There was no way I felt obliging when I was told how to thread a needle, how to hold the cloth and how to neatly pierce it whilst steadily feeding needle and thread through to form a tidy stitch. It was only with begrudging attention that I listened, all the while waiting my chance to thread my needle with twice the length of cotton allowed, keeping it exactly doubled and then making an humungus knot at the end. For extra measure I would run the double thread through my mouth, as if to strengthen it with defiance, and the singing sound that this made drove my sister mad with irritation. And then, in a final show of eight year old power, I would run the needle in and out of the cloth without pulling it all the way through, gathering as much fabric as I could fit along its length, before forcing it out again. Voilà, I had at least six stitches all done in one go! If the needle was obstinate in getting through this lot, I would push its head down on a hard surface and use force. Not a few needles were broken in this way. Yes, this is me I am describing. These days I don’t try to run as many stitches as I can in one go, but I do keep a small pair of pliers handy for those obstinate needles! It should not surprise you to know that I gave up needlework at school as quickly as I could. (But I never stopped sewing)
A piece of cloth embroidered with a flower, done in the classroom at school. I rather love this piece, so raw and juvenile in its execution, and use it on a small square tray.
A cipher in progress, done on a piece of pure coarse linen, with DMC cotton embroidery thread. If I were to include another letter and intertwine it with the ‘C’, it would become a Monogram. But actually I call it a monogram anyway. One day I would like to do more complicated designs.
Embroidering demands absolute attention and precision, not to mention good eyesight, and is hugely therapeutic. Somebody once said, “If I am busy with my hands, my head is okay.” Seeing that our Rand is so poor and the vintage linens with all their beautiful monograms being brought in from Europe so expensive, it might be about time for young girls to start learning to sew. No harm or shame in learning to stitch, even if you want to do it your own way, as I did. Something made by hand really does come from the heart, because it takes so long to do, you cannot possibly do it without love. The only times I get irritated or frustrated, is if I discover a tangle or a knot behind the cloth that happened several stitches ago. And because I wasn’t paying attention. Dealing with these little dilemmas reminds me of both my mother and my grandmother. My gran Kate, who was prim and Victorian in all matters, held the surprising view that “whatever went on at the back of your embroidery was nobody’s business but your own” while my mother, a trained Domestic Science teacher (in today’s terms that would translate into domestic goddess I suppose) believed that it should be difficult to tell the front from the back…so if you are somebody who is good at tying up loose ends, that should be no trouble at all. The 1946 embroidery at the top of the page is 70 years old and is part of a sampler my mother made at Teacher’s College.

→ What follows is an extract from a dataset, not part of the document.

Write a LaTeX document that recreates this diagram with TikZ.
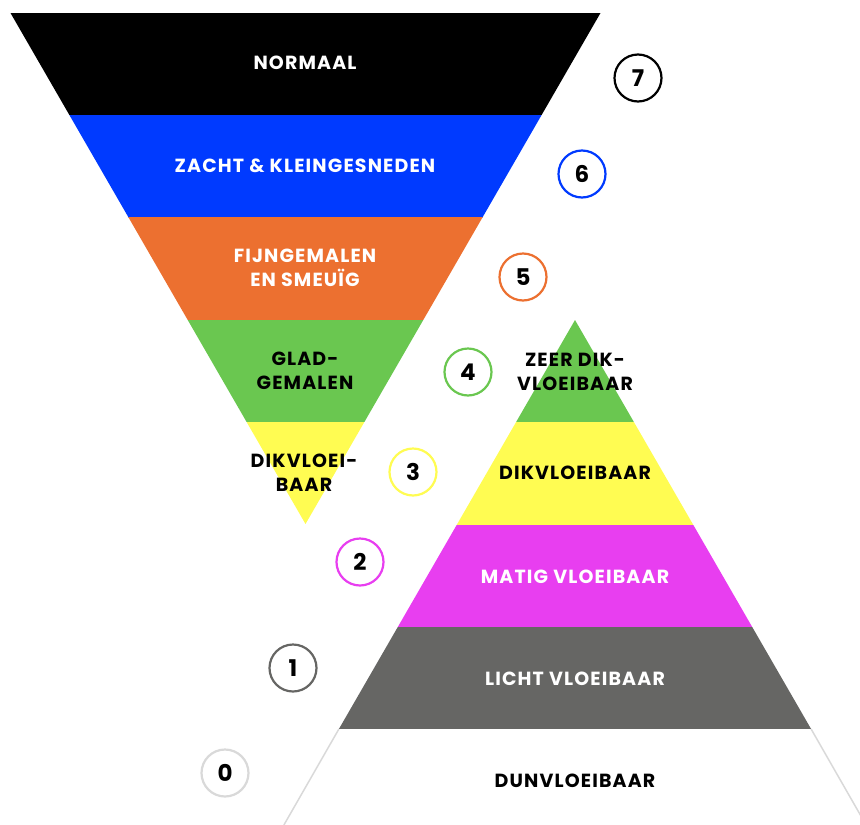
\documentclass[tikz,border=0pt]{standalone}
\usepackage{fontspec}
\setmainfont{Poppins}
\newfontfamily\lblfont{Poppins}[LetterSpace=6]
\usetikzlibrary{positioning}
\definecolor{lvlblack}{RGB}{0,0,0}
\definecolor{lvlblue}{RGB}{0,58,255}
\definecolor{lvlorange}{RGB}{236,112,48}
\definecolor{lvlgreen}{RGB}{106,199,80}
\definecolor{lvlyellow}{RGB}{255,252,82}
\definecolor{lvlpink}{RGB}{232,62,240}
\definecolor{lvlgray}{RGB}{102,102,100}
\definecolor{lvlline}{RGB}{217,217,217}
\tikzset{
  lbl/.style={font=\lblfont\fontsize{19}{24}\selectfont\bfseries, align=center, inner sep=0pt},
  numring/.style={circle, draw=#1, line width=2.2pt, minimum size=47pt, inner sep=0pt,
    font=\fontsize{23}{23}\selectfont\bfseries, fill=white},
}
\begin{document}
\begin{tikzpicture}[x=1pt, y=-1pt]
    \useasboundingbox (0,0) rectangle (860,825);
    % corners of both triangles
    \coordinate (foodl) at (10.5,13);
    \coordinate (foodr) at (600.5,13);
    \coordinate (foodtip) at (305.5,524);
    \coordinate (drinktip) at (575,320);
    \coordinate (drinkl) at (338.9,729);
    \coordinate (drinkr) at (811.1,729);
    \coordinate (drinkbl) at (283.9,825);
    \coordinate (drinkbr) at (866.1,825);

    % Food levels (upside down)
    \begin{scope}
        \clip (foodl) -- (foodr) -- (foodtip) -- cycle;
        \foreach \i/\col in {0/lvlblack, 1/lvlblue, 2/lvlorange, 3/lvlgreen, 4/lvlyellow} {
            \pgfmathsetmacro\ytop{13+\i*102.2}
            \fill[\col] (0,\ytop) rectangle (860,\ytop+102.3);
        }
    \end{scope}

    % Drink levels
    \begin{scope}
        \clip (drinktip) -- (drinkr) -- (drinkl) -- cycle;
        \foreach \i/\col in {0/lvlgreen, 1/lvlyellow, 2/lvlpink, 3/lvlgray} {
            \pgfmathsetmacro\ytop{320+\i*102.25}
            \fill[\col] (0,\ytop) rectangle (860,\ytop+102.35);
        }
    \end{scope}
    \begin{scope}
        \clip (0,0) rectangle (860,825);
        \draw[lvlline, line width=1.5pt] (drinkl) -- (drinkbl);
        \draw[lvlline, line width=1.5pt] (drinkr) -- (drinkbr);
    \end{scope}

    % Labels
    \node[lbl, text=white] (normaal) at (305,63) {NORMAAL};
    \node[lbl, text=white] (zacht) at (305,166) {ZACHT \& KLEINGESNEDEN};
    \node[lbl, text=white] (fijn) at (305,268) {FIJNGEMALEN\\EN SMEUÏG};
    \node[lbl] (glad) at (305,371) {GLAD-\\GEMALEN};
    \node[lbl] (dikfood) at (304,473) {DIKVLOEI-\\BAAR};
    \node[lbl] (zeerdik) at (575,372) {ZEER DIK-\\VLOEIBAAR};
    \node[lbl] (dikdrink) at (575,473) {DIKVLOEIBAAR};
    \node[lbl, text=white] (matig) at (575,577) {MATIG VLOEIBAAR};
    \node[lbl, text=white] (licht) at (575,679) {LICHT VLOEIBAAR};
    \node[lbl] (dun) at (575,781) {DUNVLOEIBAAR};

    % Level numbers
    \foreach \n/\x/\y/\col in {7/638/78/lvlblack, 6/582/174/lvlblue, 5/523/277/lvlorange,
        4/468/372/lvlgreen, 3/413/472/lvlyellow, 2/360/562/lvlpink, 1/293/668/lvlgray,
        0/225/773/lvlline} {
        \node[numring=\col] (ring\n) at (\x,\y) {\n};
    }
\end{tikzpicture}
\end{document}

Imagine being a young girl, filled with romantic ideas of who your husband will be one day, and spending your mornings stitching monograms onto your trousseau. The more leisure time you have, of course, the more elaborate your design. And the leisure time comes from being at a certain social level. Like not having to scrub floors. So that counts me out then. That said, today you could blur the lines a good deal, and nobody would be the wiser. Traditionally a young girl would do only the initial of her first name, leaving a space for her future husband’s surname which she would add once she knew who he was. For three initials, the first would be her own, then it would be his surname, and lastly it would be either the initial of her maiden surname or the initial of her husband’s name. In this case the central initial would usually be larger with the other two entwined or overlapping.
I have seen these ready-made ciphers available for sale, antiques from the French company Plumetis. “What a good idea!” I thought, and tried to do the same. I wish I knew how it could be done…..on cloth, it is very difficult to cut out the embroidered letter without snipping its threads and on paper, which seemed to be ideal as the paper could just be torn away from the letter……except that the paper doesn’t wait until you have finished the whole job, it tears absolutely straight away. I chucked all of that in the bin and gave it up. If you have a bright idea as to how this can be done (those Plumetis editions should run out of supply sooner or later, unless they are fake) – let me know!